To affirm this, he is one of the beneficiaries of Windle International Uganda’s Skills for Employment Project (SEP) funded by the European Union (EU). He is currently studying electrical mechanics. “I always wanted to do electrical mechanics, but I didn’t have money.” he says. “I was doing some potter work to see if I can save money and do the course, but I had failed.”
Moses whose mother remarried and abandoned him, was left to fend for himself upon his father’s death. “I am the only child of my father, when he died, I had no one to help me,” he narrates. “When daddy died, I dropped out of school in Primary Six and have just been gambling with life since.” Not that he had it any better, his mother has barely educated the three children she had from the new marriage. “There was no hope there,” he whispers.
Hope however, came through the news of a bursary from Windle International Uganda for people with special needs like him. “I heard about this training last year through the local leaders, they said that we have to register,” he recalls. When they told him that it was totally free, he thought that it was a lie.
Even when the leaders called them to start the training, he was doubtful. Moses was wrong. “They did not ask us for money; they allowed us to study. I did not come with any money!” he smiles. Everything was provided on arrival and the tutors were kind and thoughtful. He has since reignited his dreams of becoming Koboko’s go-to for everything electrical engineering.

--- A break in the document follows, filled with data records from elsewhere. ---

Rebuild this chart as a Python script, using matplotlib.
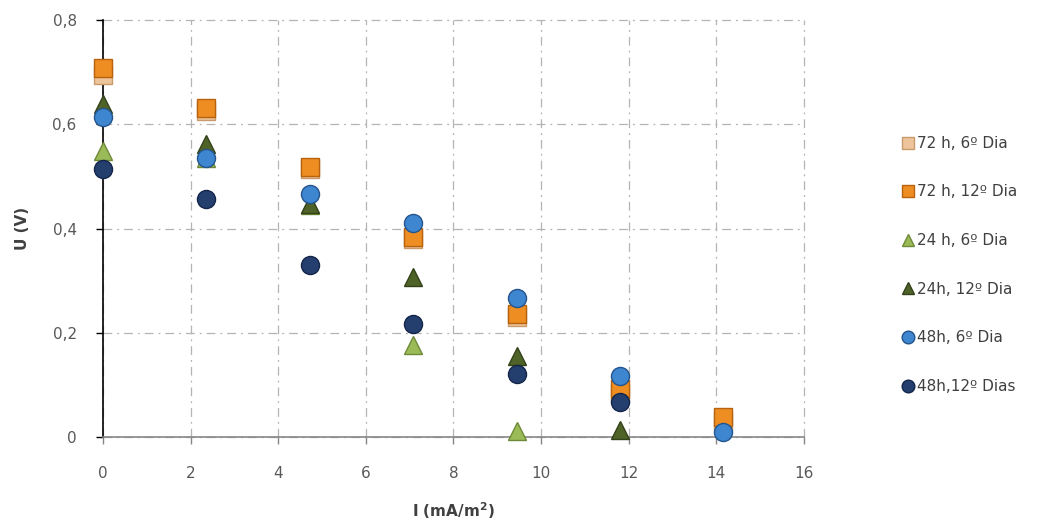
import numpy as np
import matplotlib.pyplot as plt
from matplotlib.ticker import FuncFormatter

# current density steps (mA/m2)
I_72h_6 = [0, 2.36, 4.72, 7.08, 9.44, 11.8, 14.16]
U_72h_6 = [0.695, 0.625, 0.515, 0.38, 0.23, 0.085, 0.03]

I_72h_12 = [0, 2.36, 4.72, 7.08, 9.44, 11.8, 14.16]
U_72h_12 = [0.708, 0.631, 0.518, 0.384, 0.237, 0.092, 0.038]

I_24h_6 = [0, 2.36, 4.72, 7.08, 9.44]
U_24h_6 = [0.548, 0.535, 0.445, 0.176, 0.012]

I_24h_12 = [0, 2.36, 4.72, 7.08, 9.44, 11.8]
U_24h_12 = [0.64, 0.562, 0.448, 0.307, 0.155, 0.013]

I_48h_6 = [0, 2.36, 4.72, 7.08, 9.44, 11.8, 14.16]
U_48h_6 = [0.615, 0.536, 0.467, 0.41, 0.267, 0.117, 0.01]

I_48h_12 = [0, 2.36, 4.72, 7.08, 9.44, 11.8]
U_48h_12 = [0.515, 0.456, 0.331, 0.217, 0.121, 0.067]

labels = ["72 h, 6º Dia", "72 h, 12º Dia", "24 h, 6º Dia",
          "24h, 12º Dia", "48h, 6º Dia", "48h,12º Dias"]

series = [
    (I_72h_6, U_72h_6, 's', '#EDC49C', '#C89A6C', 13),
    (I_72h_12, U_72h_12, 's', '#EE8E22', '#B8620E', 13),
    (I_24h_6, U_24h_6, '^', '#9BBB59', '#6E8A38', 13),
    (I_24h_12, U_24h_12, '^', '#4F6228', '#34421A', 13),
    (I_48h_6, U_48h_6, 'o', '#3F86D0', '#24548C', 13),
    (I_48h_12, U_48h_12, 'o', '#243F6E', '#14254A', 13),
]

fig = plt.figure(figsize=(10.62, 5.31), dpi=100)
ax = fig.add_axes([0.097, 0.177, 0.66, 0.785])

for (x, y, m, fc, ec, ms), lab in zip(series, labels):
    ax.plot(x, y, linestyle='none', marker=m, markersize=ms,
            markerfacecolor=fc, markeredgecolor=ec, markeredgewidth=1.0,
            label=lab, clip_on=False, zorder=3)

ax.set_xlim(0, 16)
ax.set_ylim(0, 0.8)
ax.set_xticks(np.arange(0, 17, 2))
ax.set_yticks(np.arange(0, 0.81, 0.2))
ax.yaxis.set_major_formatter(FuncFormatter(lambda v, p: '0' if v == 0 else f"{v:.1f}".replace('.', ',')))

ax.grid(True, color='#B4B4B4', linestyle='-.', linewidth=0.9, dashes=(7, 4, 1.5, 4))
ax.set_axisbelow(True)
for gl in ax.get_xgridlines() + ax.get_ygridlines():
    gl.set_clip_on(False)

for s in ['top', 'right']:
    ax.spines[s].set_visible(False)
ax.spines['left'].set_color('#000000')
ax.spines['left'].set_linewidth(1.2)
ax.spines['bottom'].set_color('#868686')
ax.spines['bottom'].set_linewidth(1.2)

ax.tick_params(axis='y', direction='out', length=5, width=1, color='#000000',
               labelsize=11, labelcolor='#595959', pad=14)
ax.tick_params(axis='x', direction='out', length=5, width=1, color='#868686',
               labelsize=11, labelcolor='#595959', pad=16)

ax.set_xlabel('I (mA/m$^\\mathbf{2}$)', fontsize=11, fontweight='bold', color='#404040', labelpad=14)
ax.set_ylabel('U (V)', fontsize=11, fontweight='bold', color='#404040', labelpad=16)

fig.legend(loc='upper left', bbox_to_anchor=(0.835, 0.77), frameon=False,
           fontsize=11, labelspacing=2.2, handletextpad=0.05,
           handlelength=1.0, markerscale=0.7, labelcolor='#404040')

fig.savefig('out.png', dpi=100)
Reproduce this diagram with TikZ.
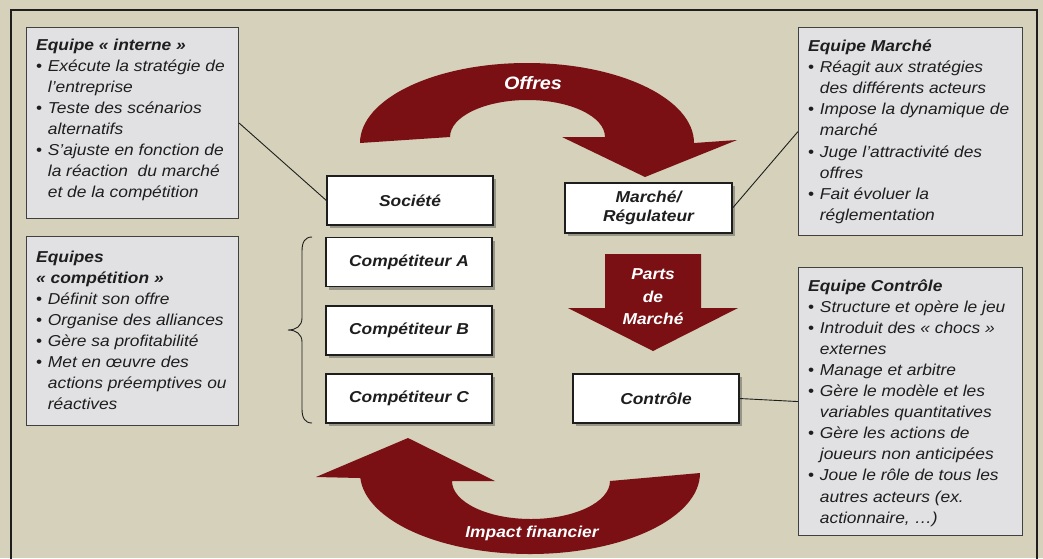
\documentclass[tikz,border=0pt]{standalone}
\usepackage{fontspec}
\setmainfont{Liberation Sans}[FakeStretch=1.1]
\usetikzlibrary{shadows}
\definecolor{bg}{RGB}{213,209,186}
\definecolor{darkred}{RGB}{122,16,20}
\definecolor{boxgray}{RGB}{225,225,228}
\definecolor{ink}{RGB}{30,30,30}
\newcommand\bl[1]{\par\hangindent=11.7pt\hangafter=1\noindent\makebox[11.7pt][l]{\upshape\textbullet}#1\par}
\newcommand\ttl[1]{\par\noindent{\bfseries #1}\par}
\newcommand\teamtext[1]{\vtop{\hsize=250pt\parindent=0pt\rightskip=0pt plus 1fil\fontsize{15.8}{21.1}\selectfont\itshape #1}}
\tikzset{
  teambox/.style={draw=ink!85, fill=boxgray, line width=1.1pt, anchor=north west, inner sep=0pt},
  teamtxt/.style={anchor=base west, inner sep=0pt, text=ink},
  wbox/.style={draw=ink, fill=white, line width=1.2pt, minimum width=166pt, minimum height=49pt,
    drop shadow={shadow xshift=3pt, shadow yshift=-3pt, fill=black!70, opacity=0.45},
    font=\fontsize{15.8}{19}\selectfont\bfseries\itshape, text=ink, align=center, inner sep=0pt},
  redtxt/.style={text=white, font=\fontsize{15.8}{22.5}\selectfont\bfseries\itshape, align=center, inner sep=0pt},
  link/.style={draw=ink, line width=0.9pt}
}
\begin{document}
\begin{tikzpicture}[x=1pt,y=1pt]
\useasboundingbox (0,0) rectangle (1043,-558);
\fill[bg] (0,0) rectangle (1043,-558);
\draw[ink, line width=2.6pt] (11,-10) rectangle (1037,-600);

% curved arrows
\fill[darkred] (360,-143) arc[start angle=180,end angle=0,x radius=167,y radius=80]
  -- (737,-140) -- (645,-177) -- (562,-137) -- (605,-137)
  arc[start angle=0,end angle=180,x radius=77.5,y radius=37] -- cycle;
\node[redtxt, font=\fontsize{18}{20}\selectfont\bfseries\itshape] (offres) at (533,-83) {Offres};

\fill[darkred] (360,-478) -- (316,-477) -- (408,-438) -- (495,-481) -- (452,-481)
  arc[start angle=180,end angle=360,x radius=79,y radius=38]
  -- (700,-473) arc[start angle=0,end angle=-180,x radius=170,y radius=81] -- cycle;
\node[redtxt] (impact) at (532,-533) {Impact financier};

\fill[darkred] (605,-254) -- (701,-254) -- (701,-308) -- (738,-308) -- (653,-351) -- (568,-308) -- (605,-308) -- cycle;
\node[redtxt] (parts) at (653,-297) {Parts\\de\\Marché};

% team boxes
\node[teambox, minimum width=212pt, minimum height=191pt] (tint) at (26,-27) {};
\node[teamtxt] (tinttxt) at (36,-50) {\teamtext{%
\ttl{Equipe « interne »}
\bl{Exécute la stratégie de\\l’entreprise}
\bl{Teste des scénarios\\alternatifs}
\bl{S’ajuste en fonction de\\la réaction\ \ du marché\\et de la compétition}}};

\node[teambox, minimum width=212pt, minimum height=189pt] (tcomp) at (26,-236) {};
\node[teamtxt] (tcomptxt) at (36,-262) {\teamtext{%
\ttl{Equipes}
\ttl{« compétition »}
\bl{Définit son offre}
\bl{Organise des alliances}
\bl{Gère sa profitabilité}
\bl{Met en œuvre des\\actions préemptives ou\\réactives}}};

\node[teambox, minimum width=224pt, minimum height=208pt] (tmar) at (798,-27) {};
\node[teamtxt] (tmartxt) at (808,-51.5) {\teamtext{%
\ttl{Equipe Marché}
\bl{Réagit aux stratégies\\des différents acteurs}
\bl{Impose la dynamique de\\marché}
\bl{Juge l’attractivité des\\offres}
\bl{Fait évoluer la\\réglementation}}};

\node[teambox, minimum width=224pt, minimum height=268pt] (tctl) at (798,-267) {};
\node[teamtxt] (tctltxt) at (808,-291) {\teamtext{%
\ttl{Equipe Contrôle}
\bl{Structure et opère le jeu}
\bl{Introduit des « chocs »\\externes}
\bl{Manage et arbitre}
\bl{Gère le modèle et les\\variables quantitatives}
\bl{Gère les actions de\\joueurs non anticipées}
\bl{Joue le rôle de tous les\\autres acteurs (ex.\\actionnaire, …)}}};

% white boxes
\node[wbox] (soc) at (410,-200.5) {Société};
\node[wbox, minimum width=167pt, minimum height=50pt] (mar) at (648.5,-208) {Marché/\\Régulateur};
\node[wbox] (ca) at (409,-262) {Compétiteur A};
\node[wbox] (cb) at (409,-330.5) {Compétiteur B};
\node[wbox] (cc) at (409,-398.5) {Compétiteur C};
\node[wbox] (ctl) at (656,-398.5) {Contrôle};

% connectors
\draw[link] (tint.east) -- (soc.west);
\draw[link] (mar.east) -- (tmar.west);
\draw[link] (ctl.east) -- (tctl.west);

% brace
\draw[ink, line width=0.9pt] (312,-237) .. controls (305,-237) and (302,-242) .. (302,-251)
  -- (302,-318) .. controls (302,-326) and (296,-330) .. (288,-330)
  .. controls (296,-330) and (302,-334) .. (302,-342)
  -- (302,-409) .. controls (302,-418) and (305,-423) .. (312,-423);
\end{tikzpicture}
\end{document}
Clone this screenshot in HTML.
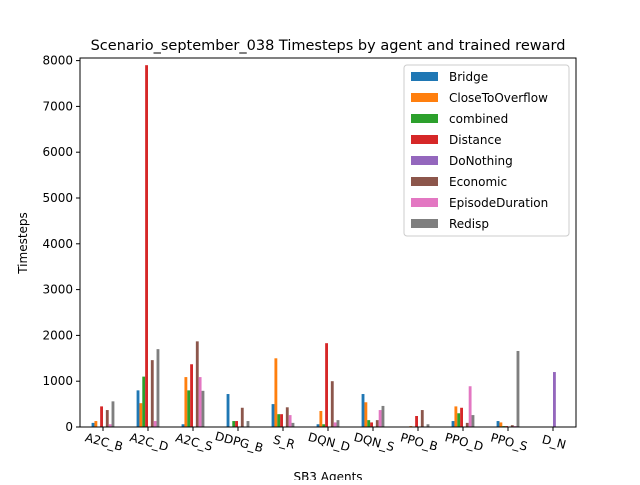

“My plan is if I put my effort, I will be okay,” he speaks more to himself before staring firmly into space. “I want to be an engineer here in Koboko and anywhere.” To achieve this, he will have to horn his skill, practice all that he has been trained in, save up and upgrade his skills. “I want to go back to school,” he says. “I plan to work, get money and go back to school; I want to join the wiring course in any place because I am ready to build my skills more.”
Moses quickly adds that work has never been his problem but the lack of skills was. “I can even dig, what about wiring houses? He probes. “I give thanks to Windle International Uganda because I feel this course is going to change my life.”
The selfless Moses says that besides helping him start a family of his own, the income will come in handy for his semi-illiterate half-siblings and his mother. “I last saw my mother 3 months ago, she cannot help me, I am the one who helps her,” he says. “Again, I just to say thank you to Windle, may God bless you.”